## Begin

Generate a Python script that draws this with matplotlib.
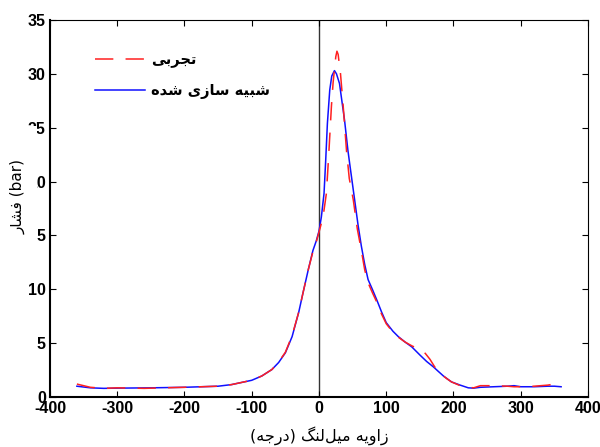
import matplotlib
matplotlib.use("Agg")
import matplotlib.pyplot as plt
from matplotlib.patches import Rectangle

plt.rcParams['axes.unicode_minus'] = False

# crank angle (deg) and pressure (bar)
sim_angle = [-360, -340, -320, -300, -250, -200, -150, -130, -100, -85, -70, -60, -50,
             -40, -30, -24, -16, -9, -4, 0, 3.5, 7.5, 10, 12.5, 16, 19, 23, 26, 30.5,
             34, 38, 43, 46, 53, 58, 63, 68, 73, 80, 86, 93, 100, 110, 118, 128, 138,
             150, 160, 170, 177, 185, 197, 210, 222, 230, 240, 260, 280, 290, 300,
             320, 340, 350, 360]
sim_pressure = [1.0, 0.85, 0.8, 0.82, 0.85, 0.9, 1.0, 1.15, 1.55, 1.95, 2.55, 3.2, 4.1,
                5.6, 7.9, 9.6, 11.8, 13.6, 14.5, 15.4, 16.7, 18.9, 22.0, 25.4, 28.5, 29.8,
                30.3, 30.0, 29.1, 27.5, 25.7, 22.9, 21.5, 18.3, 16.0, 14.0, 12.3,
                10.9, 9.9, 9.0, 7.9, 6.9, 6.1, 5.6, 5.1, 4.65, 3.9, 3.3, 2.8, 2.4, 1.95,
                1.4, 1.1, 0.85, 0.82, 0.9, 0.95, 1.0, 1.05, 0.95, 0.95, 1.0, 1.0, 0.95]

exp_angle = [-360, -350, -340, -320, -300, -260, -200, -150, -130, -100, -85, -70, -60,
             -50, -40, -30, -24, -16, -9, -4, 0, 6, 11, 14.5, 18.5, 21, 23.5, 25, 26.7,
             28.5, 30, 32, 36, 41, 45, 51, 57, 63, 68, 73, 80, 86, 93, 100, 110, 118,
             128, 138, 150, 158, 165, 172, 180, 190, 197, 210, 222, 230, 240, 260, 280,
             290, 300, 320, 340, 350, 360]
exp_pressure = [1.2, 1.05, 0.9, 0.8, 0.85, 0.8, 0.9, 1.0, 1.15, 1.55, 1.95, 2.55, 3.25,
                4.15, 5.7, 7.9, 9.6, 11.8, 13.5, 14.4, 15.3, 16.7, 18.9, 22.5, 27.0, 29.2,
                30.7, 31.6, 32.1, 31.8, 31.0, 30.0, 27.0, 22.8, 20.3, 18.3, 15.6, 13.6,
                11.8, 10.6, 9.6, 8.8, 7.7, 6.8, 6.0, 5.55, 5.1, 4.75, 4.4, 4.05, 3.5, 2.8,
                2.2, 1.7, 1.4, 1.05, 0.9, 0.85, 1.05, 1.05, 1.0, 0.95, 0.95, 1.0, 1.1,
                1.2, 1.0]

x_ticks = [-400, -300, -200, -100, 0, 100, 200, 300, 400]
y_ticks = [0, 5, 10, 15, 20, 25, 30, 35]

# Persian text as presentation forms in visual (left-to-right) order
lbl_exp = "\uFEF0\uFE91\uFEAE\uFEA0\uFE97"
lbl_sim = "\uFEE9\uFEAA\uFEB7 \uFEEF\uFEAF\uFE8E\uFEB3 \uFEEA\uFEF4\uFE92\uFEB7"
ylabel = "\uFEAD\uFE8E\uFEB8\uFED3 (bar)"
xlabel = ("(\uFEEA\uFE9F\uFEAD\uFEA9) \uFB93\uFEE8\uFEDF\uFEDE\uFEF4\uFEE3 "
          "\uFEEA\uFEF3\uFEED\uFE8D\uFEAF")

fig = plt.figure(figsize=(6, 4.47), dpi=100)
ax = fig.add_axes([0.0833, 0.1119, 0.8967, 0.8434])

ax.axvline(0, color='#333333', linewidth=1.0, zorder=1)
ax.plot(exp_angle, exp_pressure, color='#ff2020', linewidth=1.1,
        linestyle=(0, (12, 8)), label=lbl_exp, zorder=3)
ax.plot(sim_angle, sim_pressure, color='#1010ff', linewidth=1.1,
        label=lbl_sim, zorder=2)

ax.set_xlim(-400, 400)
ax.set_ylim(0, 35)
ax.set_xticks(x_ticks)
ax.set_yticks(y_ticks)
ax.tick_params(direction='in', top=True, right=True, length=4, width=0.8,
               labelsize=11.5, pad=3)
for lab in ax.get_xticklabels() + ax.get_yticklabels():
    lab.set_fontfamily('Liberation Sans')
    lab.set_fontweight('bold')
for side in ['left', 'bottom']:
    ax.spines[side].set_linewidth(1.5)
for side in ['top', 'right']:
    ax.spines[side].set_linewidth(0.8)

ax.set_xlabel(xlabel, fontsize=11.5, fontfamily='DejaVu Sans', labelpad=7)

leg = ax.legend(loc='upper left', bbox_to_anchor=(0.06, 0.95), frameon=False,
                handlelength=3.4, handletextpad=0.4, labelspacing=1.05,
                prop={'family': 'DejaVu Sans', 'weight': 'bold', 'size': 10.5})

# white box behind the y label hides part of the tick labels, as in the source
fig.add_artist(Rectangle((0.0, 0.452), 0.062, 0.266, transform=fig.transFigure,
                         facecolor='white', edgecolor='none', zorder=5))
fig.text(0.03, 0.56, ylabel, rotation=90, ha='center', va='center', fontsize=11,
         fontfamily='DejaVu Sans', zorder=6)

fig.savefig("out.png", dpi=100)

## End

## Task directions
Skip the pictures, then retype every line above exactly.

## Task output
Generate a Python script that draws this with matplotlib.
import matplotlib
matplotlib.use("Agg")
import matplotlib.pyplot as plt
from matplotlib.patches import Rectangle

plt.rcParams['axes.unicode_minus'] = False

# crank angle (deg) and pressure (bar)
sim_angle = [-360, -340, -320, -300, -250, -200, -150, -130, -100, -85, -70, -60, -50,
             -40, -30, -24, -16, -9, -4, 0, 3.5, 7.5, 10, 12.5, 16, 19, 23, 26, 30.5,
             34, 38, 43, 46, 53, 58, 63, 68, 73, 80, 86, 93, 100, 110, 118, 128, 138,
             150, 160, 170, 177, 185, 197, 210, 222, 230, 240, 260, 280, 290, 300,
             320, 340, 350, 360]
sim_pressure = [1.0, 0.85, 0.8, 0.82, 0.85, 0.9, 1.0, 1.15, 1.55, 1.95, 2.55, 3.2, 4.1,
                5.6, 7.9, 9.6, 11.8, 13.6, 14.5, 15.4, 16.7, 18.9, 22.0, 25.4, 28.5, 29.8,
                30.3, 30.0, 29.1, 27.5, 25.7, 22.9, 21.5, 18.3, 16.0, 14.0, 12.3,
                10.9, 9.9, 9.0, 7.9, 6.9, 6.1, 5.6, 5.1, 4.65, 3.9, 3.3, 2.8, 2.4, 1.95,
                1.4, 1.1, 0.85, 0.82, 0.9, 0.95, 1.0, 1.05, 0.95, 0.95, 1.0, 1.0, 0.95]

exp_angle = [-360, -350, -340, -320, -300, -260, -200, -150, -130, -100, -85, -70, -60,
             -50, -40, -30, -24, -16, -9, -4, 0, 6, 11, 14.5, 18.5, 21, 23.5, 25, 26.7,
             28.5, 30, 32, 36, 41, 45, 51, 57, 63, 68, 73, 80, 86, 93, 100, 110, 118,
             128, 138, 150, 158, 165, 172, 180, 190, 197, 210, 222, 230, 240, 260, 280,
             290, 300, 320, 340, 350, 360]
exp_pressure = [1.2, 1.05, 0.9, 0.8, 0.85, 0.8, 0.9, 1.0, 1.15, 1.55, 1.95, 2.55, 3.25,
                4.15, 5.7, 7.9, 9.6, 11.8, 13.5, 14.4, 15.3, 16.7, 18.9, 22.5, 27.0, 29.2,
                30.7, 31.6, 32.1, 31.8, 31.0, 30.0, 27.0, 22.8, 20.3, 18.3, 15.6, 13.6,
                11.8, 10.6, 9.6, 8.8, 7.7, 6.8, 6.0, 5.55, 5.1, 4.75, 4.4, 4.05, 3.5, 2.8,
                2.2, 1.7, 1.4, 1.05, 0.9, 0.85, 1.05, 1.05, 1.0, 0.95, 0.95, 1.0, 1.1,
                1.2, 1.0]

x_ticks = [-400, -300, -200, -100, 0, 100, 200, 300, 400]
y_ticks = [0, 5, 10, 15, 20, 25, 30, 35]

# Persian text as presentation forms in visual (left-to-right) order
lbl_exp = "\uFEF0\uFE91\uFEAE\uFEA0\uFE97"
lbl_sim = "\uFEE9\uFEAA\uFEB7 \uFEEF\uFEAF\uFE8E\uFEB3 \uFEEA\uFEF4\uFE92\uFEB7"
ylabel = "\uFEAD\uFE8E\uFEB8\uFED3 (bar)"
xlabel = ("(\uFEEA\uFE9F\uFEAD\uFEA9) \uFB93\uFEE8\uFEDF\uFEDE\uFEF4\uFEE3 "
          "\uFEEA\uFEF3\uFEED\uFE8D\uFEAF")

fig = plt.figure(figsize=(6, 4.47), dpi=100)
ax = fig.add_axes([0.0833, 0.1119, 0.8967, 0.8434])

ax.axvline(0, color='#333333', linewidth=1.0, zorder=1)
ax.plot(exp_angle, exp_pressure, color='#ff2020', linewidth=1.1,
        linestyle=(0, (12, 8)), label=lbl_exp, zorder=3)
ax.plot(sim_angle, sim_pressure, color='#1010ff', linewidth=1.1,
        label=lbl_sim, zorder=2)

ax.set_xlim(-400, 400)
ax.set_ylim(0, 35)
ax.set_xticks(x_ticks)
ax.set_yticks(y_ticks)
ax.tick_params(direction='in', top=True, right=True, length=4, width=0.8,
               labelsize=11.5, pad=3)
for lab in ax.get_xticklabels() + ax.get_yticklabels():
    lab.set_fontfamily('Liberation Sans')
    lab.set_fontweight('bold')
for side in ['left', 'bottom']:
    ax.spines[side].set_linewidth(1.5)
for side in ['top', 'right']:
    ax.spines[side].set_linewidth(0.8)

ax.set_xlabel(xlabel, fontsize=11.5, fontfamily='DejaVu Sans', labelpad=7)

leg = ax.legend(loc='upper left', bbox_to_anchor=(0.06, 0.95), frameon=False,
                handlelength=3.4, handletextpad=0.4, labelspacing=1.05,
                prop={'family': 'DejaVu Sans', 'weight': 'bold', 'size': 10.5})

# white box behind the y label hides part of the tick labels, as in the source
fig.add_artist(Rectangle((0.0, 0.452), 0.062, 0.266, transform=fig.transFigure,
                         facecolor='white', edgecolor='none', zorder=5))
fig.text(0.03, 0.56, ylabel, rotation=90, ha='center', va='center', fontsize=11,
         fontfamily='DejaVu Sans', zorder=6)

fig.savefig("out.png", dpi=100)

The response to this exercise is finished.